## START

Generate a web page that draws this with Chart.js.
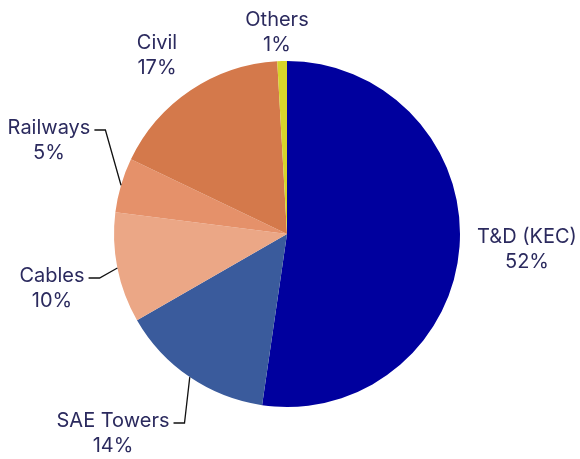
<!DOCTYPE html>
<html>
<head>
<meta charset="utf-8">
<script src="https://cdn.jsdelivr.net/npm/chart.js@4.4.0/dist/chart.umd.min.js"></script>
<style>
html,body{margin:0;padding:0;background:#fff;}
#wrap{width:580px;height:459px;position:relative;}
</style>
</head>
<body>
<div id="wrap"><canvas id="c" width="580" height="459"></canvas></div>
<script>
const categories = ["T&D (KEC)", "SAE Towers", "Cables", "Railways", "Civil", "Others"];
const values = [52.3, 14.4, 10.3, 5.1, 17.0, 0.9];
const shownPct = [52, 14, 10, 5, 17, 1];
const colors = ["#00009E", "#3A5B9C", "#EBA786", "#E5916A", "#D4794B", "#D7D42A"];

// label block centers, as offsets from the pie centre (layout only)
const labelOffsets = [[240, 15], [-174, 199], [-235, 54], [-238, -94], [-130, -179], [-10, -202]];
const leaderOn = [false, true, true, true, false, false];

const FONT = '20px Inter';
const TXT = '#2B2A5E';

const labelPlugin = {
  id: 'labels',
  afterDraw(chart) {
    const ctx = chart.ctx;
    const meta = chart.getDatasetMeta(0);
    ctx.save();
    ctx.font = FONT;
    ctx.fillStyle = TXT;
    ctx.textAlign = 'center';
    ctx.textBaseline = 'middle';
    meta.data.forEach((arc, i) => {
      const cx = arc.x, cy = arc.y;
      const lx = cx + labelOffsets[i][0];
      const ly = cy + labelOffsets[i][1];
      const l1 = categories[i], l2 = shownPct[i] + '%';
      ctx.fillText(l1, lx, ly - 12.5);
      ctx.fillText(l2, lx, ly + 12.5);
      if (leaderOn[i]) {
        const w = ctx.measureText(l1).width;
        const sx = lx + w / 2 + 4;
        const sy = ly - 10;
        const mid = (arc.startAngle + arc.endAngle) / 2;
        const px = cx + Math.cos(mid) * arc.outerRadius;
        const py = cy + Math.sin(mid) * arc.outerRadius;
        ctx.beginPath();
        ctx.strokeStyle = '#111';
        ctx.lineWidth = 1.3;
        ctx.moveTo(sx, sy);
        ctx.lineTo(sx + 11, sy);
        ctx.lineTo(px, py);
        ctx.stroke();
      }
    });
    ctx.restore();
  }
};

new Chart(document.getElementById('c'), {
  type: 'pie',
  data: {
    labels: categories,
    datasets: [{ data: values, backgroundColor: colors, borderWidth: 0, hoverOffset: 0 }]
  },
  options: {
    responsive: false,
    animation: false,
    layout: { padding: { left: 114, right: 120, top: 61, bottom: 52 } },
    plugins: { legend: { display: false }, tooltip: { enabled: false } }
  },
  plugins: [labelPlugin]
});
</script>
</body>
</html>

## END

» Short task
Reproduce the listing above exactly, excluding all pictures.

» Correct answer
Generate a web page that draws this with Chart.js.
<!DOCTYPE html>
<html>
<head>
<meta charset="utf-8">
<script src="https://cdn.jsdelivr.net/npm/chart.js@4.4.0/dist/chart.umd.min.js"></script>
<style>
html,body{margin:0;padding:0;background:#fff;}
#wrap{width:580px;height:459px;position:relative;}
</style>
</head>
<body>
<div id="wrap"><canvas id="c" width="580" height="459"></canvas></div>
<script>
const categories = ["T&D (KEC)", "SAE Towers", "Cables", "Railways", "Civil", "Others"];
const values = [52.3, 14.4, 10.3, 5.1, 17.0, 0.9];
const shownPct = [52, 14, 10, 5, 17, 1];
const colors = ["#00009E", "#3A5B9C", "#EBA786", "#E5916A", "#D4794B", "#D7D42A"];

// label block centers, as offsets from the pie centre (layout only)
const labelOffsets = [[240, 15], [-174, 199], [-235, 54], [-238, -94], [-130, -179], [-10, -202]];
const leaderOn = [false, true, true, true, false, false];

const FONT = '20px Inter';
const TXT = '#2B2A5E';

const labelPlugin = {
  id: 'labels',
  afterDraw(chart) {
    const ctx = chart.ctx;
    const meta = chart.getDatasetMeta(0);
    ctx.save();
    ctx.font = FONT;
    ctx.fillStyle = TXT;
    ctx.textAlign = 'center';
    ctx.textBaseline = 'middle';
    meta.data.forEach((arc, i) => {
      const cx = arc.x, cy = arc.y;
      const lx = cx + labelOffsets[i][0];
      const ly = cy + labelOffsets[i][1];
      const l1 = categories[i], l2 = shownPct[i] + '%';
      ctx.fillText(l1, lx, ly - 12.5);
      ctx.fillText(l2, lx, ly + 12.5);
      if (leaderOn[i]) {
        const w = ctx.measureText(l1).width;
        const sx = lx + w / 2 + 4;
        const sy = ly - 10;
        const mid = (arc.startAngle + arc.endAngle) / 2;
        const px = cx + Math.cos(mid) * arc.outerRadius;
        const py = cy + Math.sin(mid) * arc.outerRadius;
        ctx.beginPath();
        ctx.strokeStyle = '#111';
        ctx.lineWidth = 1.3;
        ctx.moveTo(sx, sy);
        ctx.lineTo(sx + 11, sy);
        ctx.lineTo(px, py);
        ctx.stroke();
      }
    });
    ctx.restore();
  }
};

new Chart(document.getElementById('c'), {
  type: 'pie',
  data: {
    labels: categories,
    datasets: [{ data: values, backgroundColor: colors, borderWidth: 0, hoverOffset: 0 }]
  },
  options: {
    responsive: false,
    animation: false,
    layout: { padding: { left: 114, right: 120, top: 61, bottom: 52 } },
    plugins: { legend: { display: false }, tooltip: { enabled: false } }
  },
  plugins: [labelPlugin]
});
</script>
</body>
</html>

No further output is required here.